WRITTEN PROBLEM: Retype, please, the listing from its opening line through the line that contains "-0.0099, -0.0118, -0.0133];", both included, without the pictures.

SOURCE EXCERPT:
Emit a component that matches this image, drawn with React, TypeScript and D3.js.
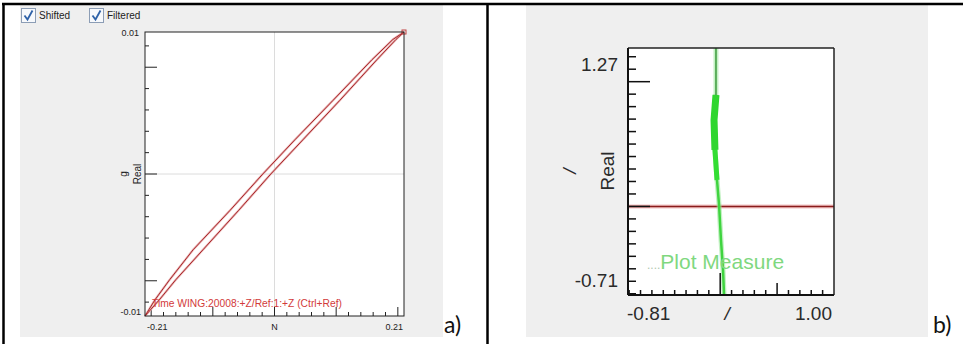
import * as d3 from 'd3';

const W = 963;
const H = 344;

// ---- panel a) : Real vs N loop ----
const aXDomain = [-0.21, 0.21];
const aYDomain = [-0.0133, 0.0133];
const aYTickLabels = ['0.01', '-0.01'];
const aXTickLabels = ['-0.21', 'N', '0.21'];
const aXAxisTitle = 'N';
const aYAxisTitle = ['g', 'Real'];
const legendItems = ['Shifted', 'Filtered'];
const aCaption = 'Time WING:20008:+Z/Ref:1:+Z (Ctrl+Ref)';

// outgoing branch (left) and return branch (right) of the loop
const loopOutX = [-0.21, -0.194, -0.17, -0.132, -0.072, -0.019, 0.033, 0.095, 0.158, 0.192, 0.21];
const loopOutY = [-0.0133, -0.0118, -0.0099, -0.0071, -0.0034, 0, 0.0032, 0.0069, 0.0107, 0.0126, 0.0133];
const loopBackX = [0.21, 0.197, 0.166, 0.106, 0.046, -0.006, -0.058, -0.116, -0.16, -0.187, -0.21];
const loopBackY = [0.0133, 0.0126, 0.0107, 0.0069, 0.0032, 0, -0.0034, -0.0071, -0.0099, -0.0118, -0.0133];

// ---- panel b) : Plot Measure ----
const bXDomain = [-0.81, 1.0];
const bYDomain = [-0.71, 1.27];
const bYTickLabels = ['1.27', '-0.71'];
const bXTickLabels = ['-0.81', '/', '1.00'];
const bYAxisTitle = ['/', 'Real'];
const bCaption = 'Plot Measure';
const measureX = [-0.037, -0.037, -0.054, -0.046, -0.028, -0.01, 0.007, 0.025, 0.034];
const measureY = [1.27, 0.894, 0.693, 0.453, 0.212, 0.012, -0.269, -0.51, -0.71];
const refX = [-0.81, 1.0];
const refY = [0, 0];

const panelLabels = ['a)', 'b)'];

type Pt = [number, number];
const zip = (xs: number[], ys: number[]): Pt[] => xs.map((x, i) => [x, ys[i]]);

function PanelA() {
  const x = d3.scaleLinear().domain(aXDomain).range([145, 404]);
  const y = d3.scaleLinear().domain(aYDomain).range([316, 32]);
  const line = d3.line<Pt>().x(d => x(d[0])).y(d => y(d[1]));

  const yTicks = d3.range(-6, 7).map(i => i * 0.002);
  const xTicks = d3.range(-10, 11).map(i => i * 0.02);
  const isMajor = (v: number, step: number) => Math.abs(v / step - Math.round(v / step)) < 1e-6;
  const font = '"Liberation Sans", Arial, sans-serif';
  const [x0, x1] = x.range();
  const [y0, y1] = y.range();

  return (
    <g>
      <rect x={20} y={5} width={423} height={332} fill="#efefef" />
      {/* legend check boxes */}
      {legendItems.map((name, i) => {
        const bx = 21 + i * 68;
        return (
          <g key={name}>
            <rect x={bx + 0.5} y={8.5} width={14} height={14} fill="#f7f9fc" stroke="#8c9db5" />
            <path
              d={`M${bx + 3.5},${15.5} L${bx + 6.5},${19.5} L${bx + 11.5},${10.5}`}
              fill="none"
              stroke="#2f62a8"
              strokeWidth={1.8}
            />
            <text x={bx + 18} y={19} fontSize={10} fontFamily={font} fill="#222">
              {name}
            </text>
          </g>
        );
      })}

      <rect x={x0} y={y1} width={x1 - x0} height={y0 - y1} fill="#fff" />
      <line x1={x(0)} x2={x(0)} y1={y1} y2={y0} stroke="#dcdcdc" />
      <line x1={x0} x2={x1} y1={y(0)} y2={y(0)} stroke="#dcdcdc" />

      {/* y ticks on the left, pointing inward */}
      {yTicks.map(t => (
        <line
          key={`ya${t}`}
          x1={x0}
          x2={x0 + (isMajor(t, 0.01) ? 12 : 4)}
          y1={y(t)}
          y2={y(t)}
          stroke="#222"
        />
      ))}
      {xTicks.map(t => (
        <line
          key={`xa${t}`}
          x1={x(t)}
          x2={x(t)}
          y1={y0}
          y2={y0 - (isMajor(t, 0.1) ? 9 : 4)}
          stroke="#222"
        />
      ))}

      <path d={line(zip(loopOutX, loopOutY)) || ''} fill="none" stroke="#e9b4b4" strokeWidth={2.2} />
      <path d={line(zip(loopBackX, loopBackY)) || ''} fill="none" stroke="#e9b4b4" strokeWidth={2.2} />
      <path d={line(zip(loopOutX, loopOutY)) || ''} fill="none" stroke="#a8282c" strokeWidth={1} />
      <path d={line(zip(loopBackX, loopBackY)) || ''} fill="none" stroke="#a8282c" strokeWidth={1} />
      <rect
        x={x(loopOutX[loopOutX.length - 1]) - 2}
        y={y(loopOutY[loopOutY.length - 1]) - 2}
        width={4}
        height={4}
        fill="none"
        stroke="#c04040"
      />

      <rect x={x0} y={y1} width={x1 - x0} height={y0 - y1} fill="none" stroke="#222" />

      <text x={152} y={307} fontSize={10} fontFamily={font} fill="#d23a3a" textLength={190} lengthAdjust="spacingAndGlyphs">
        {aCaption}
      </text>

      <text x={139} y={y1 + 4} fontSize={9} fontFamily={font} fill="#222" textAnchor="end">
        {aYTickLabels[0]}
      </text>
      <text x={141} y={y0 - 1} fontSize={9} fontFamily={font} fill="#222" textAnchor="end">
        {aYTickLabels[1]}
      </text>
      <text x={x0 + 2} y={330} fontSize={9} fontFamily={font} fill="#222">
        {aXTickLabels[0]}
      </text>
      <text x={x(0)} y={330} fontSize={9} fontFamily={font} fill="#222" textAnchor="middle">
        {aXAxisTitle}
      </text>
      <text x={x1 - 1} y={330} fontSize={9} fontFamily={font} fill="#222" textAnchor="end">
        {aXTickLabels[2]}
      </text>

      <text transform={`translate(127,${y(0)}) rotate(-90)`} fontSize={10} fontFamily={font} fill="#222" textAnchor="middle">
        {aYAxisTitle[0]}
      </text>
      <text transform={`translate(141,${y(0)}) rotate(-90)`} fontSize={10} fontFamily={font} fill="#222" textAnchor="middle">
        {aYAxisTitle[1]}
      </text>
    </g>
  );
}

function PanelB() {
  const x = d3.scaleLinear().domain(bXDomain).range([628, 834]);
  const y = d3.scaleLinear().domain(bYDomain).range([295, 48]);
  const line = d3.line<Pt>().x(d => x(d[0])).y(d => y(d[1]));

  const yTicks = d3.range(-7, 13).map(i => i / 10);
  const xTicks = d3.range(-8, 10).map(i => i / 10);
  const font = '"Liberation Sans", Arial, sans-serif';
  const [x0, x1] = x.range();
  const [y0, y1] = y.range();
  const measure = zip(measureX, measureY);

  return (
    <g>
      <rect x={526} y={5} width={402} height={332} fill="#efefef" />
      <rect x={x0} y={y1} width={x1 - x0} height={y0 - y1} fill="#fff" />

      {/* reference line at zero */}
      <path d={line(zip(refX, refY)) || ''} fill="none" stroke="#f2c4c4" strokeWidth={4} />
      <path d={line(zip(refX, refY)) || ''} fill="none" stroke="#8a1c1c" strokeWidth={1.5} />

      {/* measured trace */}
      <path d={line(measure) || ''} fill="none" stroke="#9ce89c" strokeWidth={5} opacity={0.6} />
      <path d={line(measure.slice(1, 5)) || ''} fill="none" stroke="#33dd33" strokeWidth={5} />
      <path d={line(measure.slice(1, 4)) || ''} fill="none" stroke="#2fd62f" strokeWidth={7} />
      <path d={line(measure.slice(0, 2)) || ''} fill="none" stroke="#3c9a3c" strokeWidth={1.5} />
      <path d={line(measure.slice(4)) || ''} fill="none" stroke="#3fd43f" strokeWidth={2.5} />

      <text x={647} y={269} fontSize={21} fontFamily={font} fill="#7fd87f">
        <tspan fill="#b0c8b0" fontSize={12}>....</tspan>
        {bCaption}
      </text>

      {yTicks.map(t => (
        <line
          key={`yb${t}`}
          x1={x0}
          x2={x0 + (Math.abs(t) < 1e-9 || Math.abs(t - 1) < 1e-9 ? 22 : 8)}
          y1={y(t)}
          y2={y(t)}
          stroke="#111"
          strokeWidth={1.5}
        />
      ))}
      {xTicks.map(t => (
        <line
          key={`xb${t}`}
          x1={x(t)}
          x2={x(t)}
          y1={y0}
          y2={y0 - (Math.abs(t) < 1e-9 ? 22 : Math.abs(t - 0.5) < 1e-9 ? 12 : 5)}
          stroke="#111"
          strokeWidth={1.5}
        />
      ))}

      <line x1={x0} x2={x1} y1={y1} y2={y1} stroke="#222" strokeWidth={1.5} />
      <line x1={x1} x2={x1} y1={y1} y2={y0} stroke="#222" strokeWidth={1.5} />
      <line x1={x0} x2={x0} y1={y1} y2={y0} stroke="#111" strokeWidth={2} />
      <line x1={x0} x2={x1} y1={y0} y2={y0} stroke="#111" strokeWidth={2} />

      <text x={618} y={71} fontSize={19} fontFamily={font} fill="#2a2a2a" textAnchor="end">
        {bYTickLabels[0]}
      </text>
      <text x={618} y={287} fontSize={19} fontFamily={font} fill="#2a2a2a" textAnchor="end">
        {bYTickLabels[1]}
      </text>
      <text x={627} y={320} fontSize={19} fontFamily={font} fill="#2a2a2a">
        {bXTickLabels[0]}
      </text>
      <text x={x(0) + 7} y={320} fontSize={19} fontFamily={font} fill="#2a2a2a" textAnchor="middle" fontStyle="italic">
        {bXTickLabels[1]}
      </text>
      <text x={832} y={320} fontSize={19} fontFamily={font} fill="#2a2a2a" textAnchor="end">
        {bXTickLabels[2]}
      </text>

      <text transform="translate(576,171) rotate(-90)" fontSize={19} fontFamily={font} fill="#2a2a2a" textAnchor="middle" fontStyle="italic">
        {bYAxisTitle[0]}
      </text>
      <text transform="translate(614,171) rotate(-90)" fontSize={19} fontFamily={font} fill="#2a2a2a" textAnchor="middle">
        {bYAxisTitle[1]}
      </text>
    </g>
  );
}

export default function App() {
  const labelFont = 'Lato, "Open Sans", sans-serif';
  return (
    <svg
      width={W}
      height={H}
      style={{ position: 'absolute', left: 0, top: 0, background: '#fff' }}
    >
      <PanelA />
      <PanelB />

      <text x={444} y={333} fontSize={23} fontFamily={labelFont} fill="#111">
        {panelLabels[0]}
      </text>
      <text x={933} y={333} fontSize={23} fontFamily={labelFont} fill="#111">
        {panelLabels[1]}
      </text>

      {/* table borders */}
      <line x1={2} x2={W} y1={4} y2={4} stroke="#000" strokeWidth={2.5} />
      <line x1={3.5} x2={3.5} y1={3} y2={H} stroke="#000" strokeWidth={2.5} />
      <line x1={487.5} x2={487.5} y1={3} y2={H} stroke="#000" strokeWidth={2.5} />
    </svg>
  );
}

CORRECT RESPONSE:
Emit a component that matches this image, drawn with React, TypeScript and D3.js.
import * as d3 from 'd3';

const W = 963;
const H = 344;

// ---- panel a) : Real vs N loop ----
const aXDomain = [-0.21, 0.21];
const aYDomain = [-0.0133, 0.0133];
const aYTickLabels = ['0.01', '-0.01'];
const aXTickLabels = ['-0.21', 'N', '0.21'];
const aXAxisTitle = 'N';
const aYAxisTitle = ['g', 'Real'];
const legendItems = ['Shifted', 'Filtered'];
const aCaption = 'Time WING:20008:+Z/Ref:1:+Z (Ctrl+Ref)';

// outgoing branch (left) and return branch (right) of the loop
const loopOutX = [-0.21, -0.194, -0.17, -0.132, -0.072, -0.019, 0.033, 0.095, 0.158, 0.192, 0.21];
const loopOutY = [-0.0133, -0.0118, -0.0099, -0.0071, -0.0034, 0, 0.0032, 0.0069, 0.0107, 0.0126, 0.0133];
const loopBackX = [0.21, 0.197, 0.166, 0.106, 0.046, -0.006, -0.058, -0.116, -0.16, -0.187, -0.21];
const loopBackY = [0.0133, 0.0126, 0.0107, 0.0069, 0.0032, 0, -0.0034, -0.0071, -0.0099, -0.0118, -0.0133];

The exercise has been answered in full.